-- start --

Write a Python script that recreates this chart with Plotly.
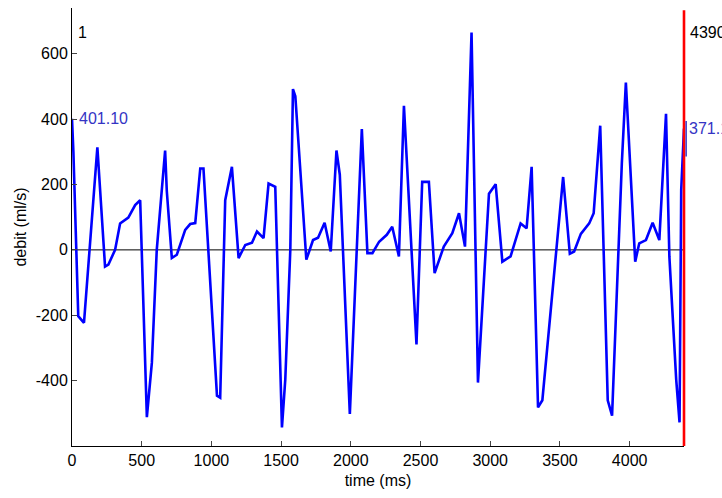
import plotly.graph_objects as go

# time (ms) and flow (ml/s)
t = [0, 10, 45, 86, 182, 237, 261, 309, 345, 404, 453, 489, 537, 573, 608, 668, 680,
     716, 752, 812, 848, 884, 920, 943, 1040, 1063, 1099, 1147, 1195, 1243, 1291, 1327,
     1374, 1410, 1458, 1506, 1530, 1566, 1585, 1602, 1681, 1729, 1765, 1812, 1856, 1897,
     1921, 1993, 2079, 2119, 2155, 2203, 2258, 2297, 2345, 2381, 2471, 2512, 2560, 2601,
     2667, 2728, 2776, 2819, 2866, 2912, 2991, 3039, 3087, 3146, 3218, 3261, 3297, 3343,
     3374, 3523, 3571, 3602, 3650, 3710, 3742, 3789, 3843, 3874, 3944, 3973, 4040, 4069,
     4117, 4165, 4213, 4261, 4285, 4334, 4358, 4370, 4390]
v = [401, 300, -203, -223, 314, -51, -45, 0, 81, 99, 137, 152, -512, -345, 0, 304, 180,
     -25, -15, 61, 79, 82, 249, 249, -446, -452, 152, 254, -25, 15, 22, 56,
     36, 203, 193, -543, -396, 0, 492, 470, -30, 30, 37, 83, -5, 304,
     230, -502, 370, -10, -10, 25, 46, 71, -20, 441, -289, 208, 208, -71,
     10, 51, 112, 10, 665, -406, 172, 201, -36, -20, 81, 66, 254, -482,
     -460, 223, -12, -5, 49, 81, 112, 380, -460, -507, 264, 512, -36, 20,
     30, 83, 30, 416, -20, -396, -528, 183, 371]

x_ticks = [0, 500, 1000, 1500, 2000, 2500, 3000, 3500, 4000]
y_ticks = [-400, -200, 0, 200, 400, 600]
y_range = [-600, 740]
cursor_left, cursor_right = 0, 4390
left_value, right_value = 401.10, 371.10

font = dict(family="Liberation Sans, Arial, sans-serif", size=16, color="black")
txt_blue = "#3434c4"

fig = go.Figure()
fig.add_trace(go.Scatter(x=[0, cursor_right], y=[0, 0], mode="lines",
                         line=dict(color="black", width=1), hoverinfo="skip"))
fig.add_trace(go.Scatter(x=t, y=v, mode="lines",
                         line=dict(color="#0000ff", width=2.6)))

# red cursor line at the last sample (right edge of the axes)
fig.add_shape(type="line", xref="paper", yref="paper", x0=1, x1=1, y0=0, y1=0.995,
              line=dict(color="#ff0000", width=2.6))
# small blue value marker just right of the cursor
fig.add_shape(type="line", xref="paper", yref="y", x0=1.0035, x1=1.0035, y0=286, y1=394,
              line=dict(color=txt_blue, width=1.5))

fig.add_annotation(x=cursor_left, y=664, text="1", showarrow=False,
                   xanchor="left", xshift=4, font=font)
fig.add_annotation(x=cursor_left, y=left_value, text="%.2f" % left_value, showarrow=False,
                   xanchor="left", xshift=5, font=dict(font, color=txt_blue))
fig.add_annotation(x=cursor_right, y=664, text=str(cursor_right), showarrow=False,
                   xanchor="left", xshift=4, font=font)
fig.add_annotation(x=cursor_right, y=right_value, text="%.2f" % right_value, showarrow=False,
                   xanchor="left", xshift=3, font=dict(font, color=txt_blue))

fig.update_layout(
    width=722, height=498,
    margin=dict(l=72, r=38, t=8, b=52),
    paper_bgcolor="white", plot_bgcolor="white",
    showlegend=False, font=font,
)
fig.update_xaxes(range=[0, cursor_right], tickvals=x_ticks,
                 ticktext=[str(x) for x in x_ticks], ticks="inside", ticklen=5,
                 showline=True, linecolor="black", linewidth=1, showgrid=False,
                 zeroline=False, automargin=False, tickfont=font,
                 title=dict(text="time (ms)", font=font, standoff=6))
fig.update_yaxes(range=y_range, tickvals=y_ticks,
                 ticktext=[str(y) for y in y_ticks], ticks="inside", ticklen=5,
                 showline=True, linecolor="black", linewidth=1, showgrid=False,
                 zeroline=False, automargin=False, tickfont=font,
                 title=dict(text="debit (ml/s)", font=font, standoff=5))

fig.write_html("out.html", config={"displayModeBar": False},
               post_script="document.body.style.margin='0';document.body.style.padding='0';")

-- end --

Using the data above, print every line exactly, omitting pictures.

Write a Python script that recreates this chart with Plotly.
import plotly.graph_objects as go

# time (ms) and flow (ml/s)
t = [0, 10, 45, 86, 182, 237, 261, 309, 345, 404, 453, 489, 537, 573, 608, 668, 680,
     716, 752, 812, 848, 884, 920, 943, 1040, 1063, 1099, 1147, 1195, 1243, 1291, 1327,
     1374, 1410, 1458, 1506, 1530, 1566, 1585, 1602, 1681, 1729, 1765, 1812, 1856, 1897,
     1921, 1993, 2079, 2119, 2155, 2203, 2258, 2297, 2345, 2381, 2471, 2512, 2560, 2601,
     2667, 2728, 2776, 2819, 2866, 2912, 2991, 3039, 3087, 3146, 3218, 3261, 3297, 3343,
     3374, 3523, 3571, 3602, 3650, 3710, 3742, 3789, 3843, 3874, 3944, 3973, 4040, 4069,
     4117, 4165, 4213, 4261, 4285, 4334, 4358, 4370, 4390]
v = [401, 300, -203, -223, 314, -51, -45, 0, 81, 99, 137, 152, -512, -345, 0, 304, 180,
     -25, -15, 61, 79, 82, 249, 249, -446, -452, 152, 254, -25, 15, 22, 56,
     36, 203, 193, -543, -396, 0, 492, 470, -30, 30, 37, 83, -5, 304,
     230, -502, 370, -10, -10, 25, 46, 71, -20, 441, -289, 208, 208, -71,
     10, 51, 112, 10, 665, -406, 172, 201, -36, -20, 81, 66, 254, -482,
     -460, 223, -12, -5, 49, 81, 112, 380, -460, -507, 264, 512, -36, 20,
     30, 83, 30, 416, -20, -396, -528, 183, 371]

x_ticks = [0, 500, 1000, 1500, 2000, 2500, 3000, 3500, 4000]
y_ticks = [-400, -200, 0, 200, 400, 600]
y_range = [-600, 740]
cursor_left, cursor_right = 0, 4390
left_value, right_value = 401.10, 371.10

font = dict(family="Liberation Sans, Arial, sans-serif", size=16, color="black")
txt_blue = "#3434c4"

fig = go.Figure()
fig.add_trace(go.Scatter(x=[0, cursor_right], y=[0, 0], mode="lines",
                         line=dict(color="black", width=1), hoverinfo="skip"))
fig.add_trace(go.Scatter(x=t, y=v, mode="lines",
                         line=dict(color="#0000ff", width=2.6)))

# red cursor line at the last sample (right edge of the axes)
fig.add_shape(type="line", xref="paper", yref="paper", x0=1, x1=1, y0=0, y1=0.995,
              line=dict(color="#ff0000", width=2.6))
# small blue value marker just right of the cursor
fig.add_shape(type="line", xref="paper", yref="y", x0=1.0035, x1=1.0035, y0=286, y1=394,
              line=dict(color=txt_blue, width=1.5))

fig.add_annotation(x=cursor_left, y=664, text="1", showarrow=False,
                   xanchor="left", xshift=4, font=font)
fig.add_annotation(x=cursor_left, y=left_value, text="%.2f" % left_value, showarrow=False,
                   xanchor="left", xshift=5, font=dict(font, color=txt_blue))
fig.add_annotation(x=cursor_right, y=664, text=str(cursor_right), showarrow=False,
                   xanchor="left", xshift=4, font=font)
fig.add_annotation(x=cursor_right, y=right_value, text="%.2f" % right_value, showarrow=False,
                   xanchor="left", xshift=3, font=dict(font, color=txt_blue))

fig.update_layout(
    width=722, height=498,
    margin=dict(l=72, r=38, t=8, b=52),
    paper_bgcolor="white", plot_bgcolor="white",
    showlegend=False, font=font,
)
fig.update_xaxes(range=[0, cursor_right], tickvals=x_ticks,
                 ticktext=[str(x) for x in x_ticks], ticks="inside", ticklen=5,
                 showline=True, linecolor="black", linewidth=1, showgrid=False,
                 zeroline=False, automargin=False, tickfont=font,
                 title=dict(text="time (ms)", font=font, standoff=6))
fig.update_yaxes(range=y_range, tickvals=y_ticks,
                 ticktext=[str(y) for y in y_ticks], ticks="inside", ticklen=5,
                 showline=True, linecolor="black", linewidth=1, showgrid=False,
                 zeroline=False, automargin=False, tickfont=font,
                 title=dict(text="debit (ml/s)", font=font, standoff=5))

fig.write_html("out.html", config={"displayModeBar": False},
               post_script="document.body.style.margin='0';document.body.style.padding='0';")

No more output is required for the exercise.